The Blavatnik Archive Digital Humanities Workshop Presentation will introduce the Archive’s new website, highlighting its modern Jewish history collections and the site’s web-based research capabilities. The Archive’s holdings total approximately 90,000 physical and native digital assets, including archival photographs, letters, documents, posters, postcards, periodicals, books, ephemera, and contemporary oral testimonies, with a special emphasis on the Jewish experience in Russia and the Soviet Union.

The Blavatnik Archive’s Veteran Oral History Project is comprised of nearly 1,200 contemporary video testimonies with Jewish veterans who fought in the Soviet armed forces and partisan units during WWII. The generation of Soviet Jewish veterans who fought in WWII bore witness to some of the greatest upheavals in 20th century Jewish and world history: the migration of Jewish shtetl life to an urban environment, the rise and fall of the Soviet Union, the Holocaust and the war, and the mass migration of the Eastern European Jewish diaspora. As soldiers in the Soviet Red Army, they fought in WWII’s largest military force (30 million), as citizens of the country with the heaviest absolute losses (26 million). As Jews, members of a group targeted for genocide, they survived the Holocaust and contributed to the defeat of Nazi Germany. They fought to protect their country and their people, and through incredible hardship, 500,000 Jewish soldiers ultimately marched to victory alongside their fellow Soviet patriots.

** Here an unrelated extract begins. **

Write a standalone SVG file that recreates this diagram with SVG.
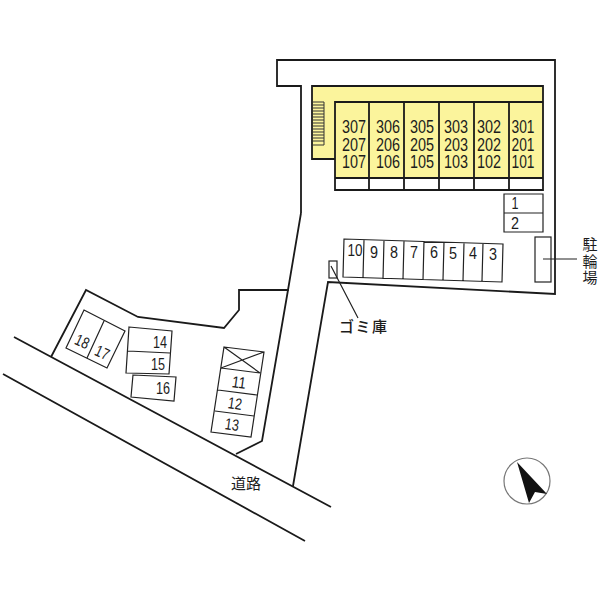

The video interviews are transcribed in Russian, translated to English, and indexed by geography and subject terms on story-based segments. Supplemented with digital documents from the veterans’ personal archives, the Project offers unique opportunities for new scholarship. In addition, curated content, combining strong visuals and engaging storytelling provide an engaging supplement to relevant classrooms.

The website is dynamically driven by the Archive’s item-based content management system. Multiple search options and filtering across all holdings formats are made possible by the system’s cataloging and deep metadata capture. Deep zoom function is enabled by the implementation of the International Image Interoperability Framework (IIIF) for the digital delivery of all image holdings. The website reflects the Archive’s commitment to open content access and high quality visual presentation.